Parallèlement, il va falloir vendre les obligations des Etats locaux dans un marché ou les acheteurs auront disparu, le seul acheteur étant la BCE. Le bilan de la BCE va exploser de façon inouïe, et l’euro va probablement s’effondrer.

Pas une banque saine dans un pays sain ne va vouloir prêter le moindre euro aux banques douteuses dans les pays douteux. Le marché interbancaire, en convalescence depuis quelques mois, va totalement disparaître, ce qui va entraîner un écroulement de la vélocité de la monnaie partout en Europe, toujours précurseur d’un effondrement économique.
Bref, depuis que l’euro a été créé, je dis que ce Frankenstein financier ne peut pas marcher et que tout cela se terminera mal. Cela devient de plus en plus évident pour tout observateur quelque peu intelligent.

Devant cet échec patent, les concepteurs de ce monstre vont de coup de force en coup d’Etat, brisant tout ce qui avait été accepté dans les traités européens et s’arrogeant un pouvoir que les peuples européens ne leur ont pas accordé.

Déjà les Italiens ont fait part de leur mécontentement, et tous nos technocrates de dire que le vote italien n’a aucune importance.
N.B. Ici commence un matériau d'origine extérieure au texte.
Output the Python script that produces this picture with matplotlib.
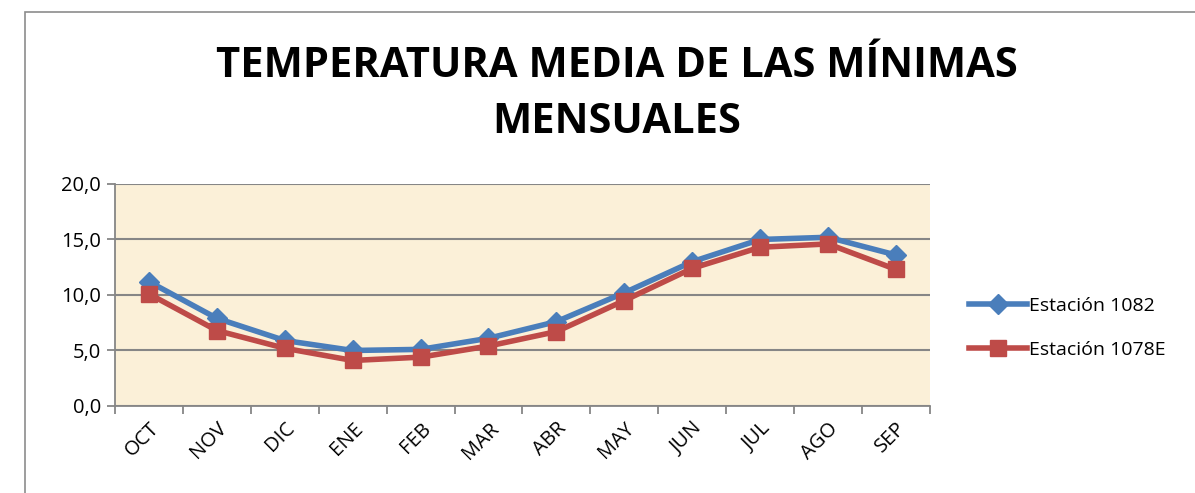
import matplotlib.pyplot as plt
from matplotlib.patches import Rectangle
from matplotlib.lines import Line2D

meses = ['OCT', 'NOV', 'DIC', 'ENE', 'FEB', 'MAR', 'ABR', 'MAY', 'JUN', 'JUL', 'AGO', 'SEP']
est_1082 = [11.2, 7.9, 5.9, 5.0, 5.1, 6.1, 7.6, 10.2, 13.0, 15.0, 15.2, 13.6]
est_1078e = [10.1, 6.8, 5.2, 4.1, 4.4, 5.4, 6.7, 9.5, 12.4, 14.3, 14.6, 12.3]
y_ticks = [0, 5, 10, 15, 20]

plt.rcParams['font.family'] = ['Open Sans', 'DejaVu Sans']

fig = plt.figure(figsize=(11.95, 4.93), dpi=100)

# chart border
fig.patches.append(Rectangle((25 / 1195, -0.01), 1.0, 1 - 12 / 493 + 0.01,
                             transform=fig.transFigure, fill=False,
                             edgecolor='#8c8c8c', linewidth=1.2))

fig.text(0.516, 0.865, 'TEMPERATURA MEDIA DE LAS MÍNIMAS', ha='center', va='center',
         fontsize=30, fontweight='bold')
fig.text(0.516, 0.752, 'MENSUALES', ha='center', va='center',
         fontsize=30, fontweight='bold')

ax = fig.add_axes([0.0962, 0.1765, 0.682, 0.4503])
ax.set_facecolor('#fbf0d8')

x = list(range(len(meses)))
ax.plot(x, est_1082, color='#4a7ebb', linewidth=4, marker='D', markersize=10,
        zorder=3, label='Estación 1082')
ax.plot(x, est_1078e, color='#be4b48', linewidth=4, marker='s', markersize=12,
        zorder=4, label='Estación 1078E')

ax.set_xlim(-0.5, 11.5)
ax.set_ylim(0, 20)
ax.set_yticks(y_ticks)
ax.set_yticklabels([f'{v:.1f}'.replace('.', ',') for v in y_ticks], fontsize=14.5)
ax.set_xticks(x)
ax.set_xticklabels(meses, rotation=45, ha='right', rotation_mode='anchor', fontsize=14.5)
ax.set_xticks([i - 0.5 for i in range(13)], minor=True)
ax.tick_params(axis='x', which='major', length=0, pad=9)
ax.tick_params(axis='x', which='minor', length=6, color='#868686', width=1.3)
ax.tick_params(axis='y', length=6, color='#868686', width=1.3, pad=4)

ax.grid(axis='y', color='#868686', linewidth=1.5)
ax.set_axisbelow(True)
for side in ['top', 'right']:
    ax.spines[side].set_visible(False)
for side in ['left', 'bottom']:
    ax.spines[side].set_color('#868686')
    ax.spines[side].set_linewidth(1.3)

handles = [Line2D([], [], color='#4a7ebb', linewidth=4, marker='D', markersize=10),
           Line2D([], [], color='#be4b48', linewidth=4, marker='s', markersize=12)]
fig.legend(handles, ['Estación 1082', 'Estación 1078E'], loc='center left',
           bbox_to_anchor=(0.796, 0.335), frameon=False, fontsize=14,
           handlelength=3.0, handletextpad=0.1, labelspacing=1.35)

fig.savefig('out.png', dpi=100)
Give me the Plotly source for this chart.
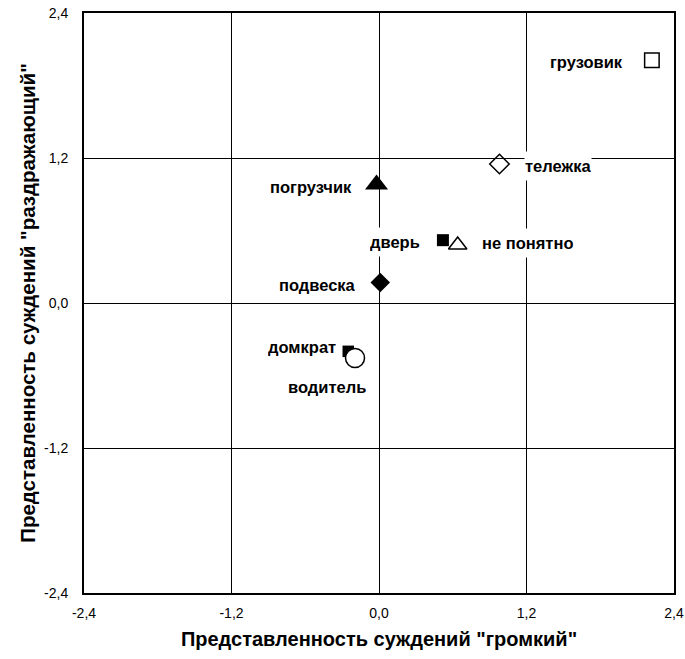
import plotly.graph_objects as go

# Objects positioned by two judgement scores
names = ["грузовик", "тележка", "погрузчик", "дверь", "не понятно",
         "подвеска", "домкрат", "водитель"]
loud = [2.22, 0.98, -0.02, 0.52, 0.64, 0.01, -0.25, -0.195]
irritating = [2.01, 1.15, 0.98, 0.52, 0.48, 0.17, -0.40, -0.455]

symbols = ["square-open", "diamond-open", "triangle-up", "square",
           "triangle-up-open", "diamond", "square", "circle"]
sizes = [14.5, 15, 20, 12, 16, 15, 11.5, 19]

# label offsets in pixels from each marker (x right, y up)
label_dx = [-65, 59, -66, -48, 70, -63, -46, -28]
label_dy = [-2, -2, -2, -2, 2, -3, 4, -29]

tick_values = [-2.4, -1.2, 0.0, 1.2, 2.4]
tick_labels = ["-2,4", "-1,2", "0,0", "1,2", "2,4"]
FONT = "Liberation Sans, Arial"

fig = go.Figure()
for i, n in enumerate(names):
    sym = symbols[i]
    if sym == "circle":
        marker = dict(symbol="circle", size=sizes[i], color="white",
                      line=dict(color="black", width=1.5))
    elif sym.endswith("-open"):
        marker = dict(symbol=sym, size=sizes[i], color="black",
                      line=dict(color="black", width=1.5))
    else:
        marker = dict(symbol=sym, size=sizes[i], color="black",
                      line=dict(color="black", width=0))
    fig.add_trace(go.Scatter(x=[loud[i]], y=[irritating[i]], mode="markers",
                             marker=marker, name=n, showlegend=False,
                             hoverinfo="text", text=[n]))
    fig.add_annotation(x=loud[i], y=irritating[i], xref="x", yref="y",
                       text=f"<b>{n}</b>", showarrow=False,
                       xshift=label_dx[i], yshift=label_dy[i],
                       bgcolor="white", height=28, borderpad=0,
                       font=dict(family=FONT, size=16.5, color="black"))

axis_common = dict(range=[-2.4, 2.4], tickvals=tick_values, ticktext=tick_labels,
                   showgrid=True, gridcolor="black", gridwidth=1,
                   zeroline=True, zerolinecolor="black", zerolinewidth=1,
                   showline=True, linecolor="black", linewidth=2, mirror=True,
                   ticks="", automargin=False,
                   tickfont=dict(family=FONT, size=14, color="black"))

fig.update_xaxes(**axis_common, ticklabelstandoff=6,
                 title=dict(text="<b>Представленность суждений \"громкий\"</b>",
                            font=dict(family=FONT, size=20, color="black"),
                            standoff=12))
fig.update_yaxes(**axis_common, ticklabelstandoff=11,
                 title=dict(text="<b>Представленность суждений \"раздражающий\"</b>",
                            font=dict(family=FONT, size=20.5, color="black"),
                            standoff=3))

fig.update_layout(width=685, height=659,
                  margin=dict(l=84, r=11, t=13, b=66),
                  paper_bgcolor="white", plot_bgcolor="white")

fig.write_html("out.html")
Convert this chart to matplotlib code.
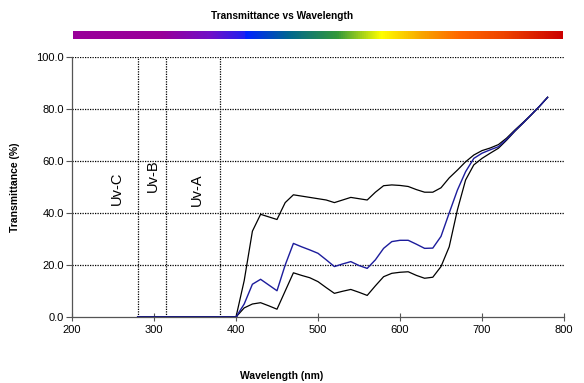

Nous verrons.

La bonne nouvelle, c’est que nous arrivons à la fin de cette imbécillité trichetienne ou delorienne.

La mauvaise est que comme ces redoutables incompétents sont sans scrupules, je n’ai aucune idée de ce qu’ils vont encore inventer pour retarder l’inévitable.

J’attends depuis près de cinq ans la fin du Frankenstein. Elle se rapproche. Il faut se préparer à intervenir pour le jour où la mise à mort aura lieu. Voilà un jour qu’il faudra commémorer, comme l’on devrait commémorer la chute du mur de Berlin.

Encore une fois, la disparition de l’euro sera une bonne, une très bonne nouvelle.